No, it isn't cheap, but we also get our high-speed internet from them and we have no service problems at all. We've never had a cable outage, including this spring when a pair of tornadoes went through the south side of town and knocked out 2 of the 3 local TV stations.

DirecTV was always rude, hard to deal with and would never try to correct whatever the problem REALLY was - they'd just say "we can't understand your problems" and give us a minute discount for "signal loss time".
 

Byrons_Ghost said:
What kind of start up costs did you have with Dish Network? Any service complaints?

IIRC, $50 installation fee, credited back on your first bill. First month free, pay for two months straight up. I have the top 160. Only complaint I have is that when the receiver went out - likely due to lightning - I couldn't order ppv with the remote. I called to complain and the tech support idiot wanted to charge me 5 bucks more to order the movie over the phone instead of fixing the problem. I called back the next day and got someone who knew their job and had my new receiver in a few days.
 

Byrons_Ghost said:
Harmon- I'm curious what set off the problems with the move (since I might be doing that, eventually). Was it that Dish didn't want to transfer the equipment, or was your mother trying to switch over to cable and having problems getting out of the contract?

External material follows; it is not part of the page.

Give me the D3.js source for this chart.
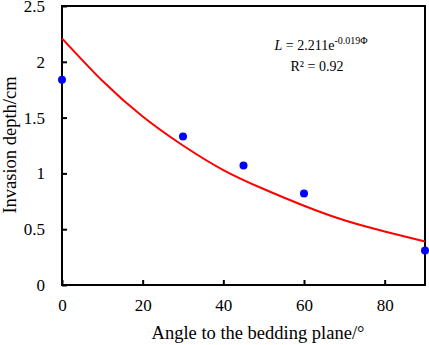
<!DOCTYPE html>
<html>
<head>
<meta charset="utf-8">
<script src="https://cdn.jsdelivr.net/npm/d3@7"></script>
<style>
	body { margin: 0; background: #fff; }
	text { font-family: "Liberation Serif", "Times New Roman", serif; fill: #000; }
</style>
</head>
<body>
<div class="chart"></div>
<script>
const WIDTH = 429;
const HEIGHT = 345;
const MARGIN = {top: 6, right: 4, bottom: 60, left: 62};

const INNER_WIDTH = WIDTH - MARGIN.left - MARGIN.right;
const INNER_HEIGHT = HEIGHT - MARGIN.top - MARGIN.bottom;

// measured points
var angles = [0, 30, 45, 60, 90];
var depths = [1.84, 1.33, 1.07, 0.82, 0.31];

// fitted curve
var fitAngles = [0, 10, 20, 30, 40, 50, 60, 70, 80, 90];
var fitDepths = [2.21, 1.83, 1.51, 1.25, 1.03, 0.86, 0.71, 0.58, 0.48, 0.39];

var xTicks = [0, 20, 40, 60, 80];
var yTicks = [0, 0.5, 1, 1.5, 2, 2.5];

var translate = function(x, y){
	return "translate(" + x + "," + y + ")";
};

var svg = d3.select(".chart").append("svg")
	.attr("width", WIDTH)
	.attr("height", HEIGHT);

var g = svg.append("g").attr("transform", translate(MARGIN.left, MARGIN.top));

var _xScale = d3.scaleLinear().domain([0, 90]).range([0, INNER_WIDTH]);
var _yScale = d3.scaleLinear().domain([0, 2.5]).range([INNER_HEIGHT, 0]);

var xAxis = d3.axisBottom(_xScale).tickValues(xTicks).tickSize(-5).tickPadding(14).tickFormat(d3.format("d"));
var yAxis = d3.axisLeft(_yScale).tickValues(yTicks).tickSize(-5).tickPadding(17).tickFormat(function(d){ return String(d); });

var gx = g.append("g")
	.attr("transform", translate(0, INNER_HEIGHT))
	.call(xAxis);
var gy = g.append("g").call(yAxis);

[gx, gy].forEach(function(a){
	a.select(".domain").remove();
	a.selectAll(".tick line").attr("stroke", "#000").attr("stroke-width", 2);
	a.selectAll(".tick text").style("font-size", "17px");
});

// frame
g.append("rect")
	.attr("width", INNER_WIDTH)
	.attr("height", INNER_HEIGHT)
	.attr("fill", "none")
	.attr("stroke", "#000")
	.attr("stroke-width", 2);

var _line = d3.line()
	.x(function(d, i){ return _xScale(fitAngles[i]); })
	.y(function(d){ return _yScale(d); })
	.curve(d3.curveNatural);

g.append("path")
	.attr("d", _line(fitDepths))
	.attr("fill", "none")
	.attr("stroke", "#ff0000")
	.attr("stroke-width", 2);

g.selectAll("circle")
	.data(depths)
	.enter()
	.append("circle")
	.attr("cx", function(d, i){ return _xScale(angles[i]); })
	.attr("cy", function(d){ return _yScale(d); })
	.attr("r", 4)
	.attr("fill", "#0000ff");

// equation
var eq = svg.append("text")
	.attr("x", 321)
	.attr("y", 50)
	.attr("text-anchor", "middle")
	.style("font-size", "14px");
eq.append("tspan").style("font-style", "italic").text("L");
eq.append("tspan").text(" = 2.211e");
eq.append("tspan").attr("dy", -6).style("font-size", "10px").text("-0.019Φ");

svg.append("text")
	.attr("x", 317)
	.attr("y", 71)
	.attr("text-anchor", "middle")
	.style("font-size", "14px")
	.text("R² = 0.92");

svg.append("text")
	.attr("x", 258)
	.attr("y", 339)
	.attr("text-anchor", "middle")
	.style("font-size", "18.5px")
	.text("Angle to the bedding plane/°");

svg.append("text")
	.attr("transform", translate(16, 145) + " rotate(-90)")
	.attr("text-anchor", "middle")
	.style("font-size", "18.5px")
	.text("Invasion depth/cm");
</script>
</body>
</html>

They moved from his place out in the country to a city situation, he left his satalite set up down at his place, and wanted satalite at her place. He purchased the system, and when he tired to get it set up found that customer service was not- they had his money and could not care less.

He eventually took the system back to the store and got some of his money back, how much I do not recall.

It and the threats I recieved are the standing reasons why I will never suggest to anyone that they get satalite.


Dish Network's employees threatened my wife, and insulted me- when I attempted to report it I was attacked again. I would like to meet them face to face, because I think the phone line gave them some courage, much like these forums do.
 

I have StarChoice, and love it, from the actual TV service, to the customer service. They handle it like it should be handled by everyone.

Satellite *is* more expensive to get into, but often cheaper over the long run. And being able to get many of the main channels in multiple time zones makes it far easier to watch the programs I want, when I have the time to do so.

The picture's pretty good, though I do notice some graininess on my big screen. And now that I have an HD receiver for one of the TV's, it's pretty much crystal clear. However, it's still not as much grain and pixellation as I had when I was on digital cable. Haven't had many problems with interrupted service either....occasionally if it's a really heavy storm, rainfall, or blizzard, but that's about it. And if it's a storm, I've usually turned off the TV anyways. And I found with cable that heavy rainfall soaked the ground so much that the signal was often disrupted anyways.

Overall, in any instance where I had a choice between dish and cable, I'd choose dish any time.

Banshee
 

Basically, you just need to do your homework. For some people, Dish is clearly better, for others, Cable will win hands down. It all boils down to your particular details.

One of the differences in costs between the 2 systems is in how they charge for multiple TVs.

Around here, the various Dish systems charge in such a way that is very good if you only want a few TVs hooked up...but if you have multiple rooms you want connected, it can get very expensive very fast. Cable, OTOH, is usually one price for the house, so the per TV costs drop the more TVs you own.

Also, as others have pointed out, Dish systems can often reach places cable is simply absent.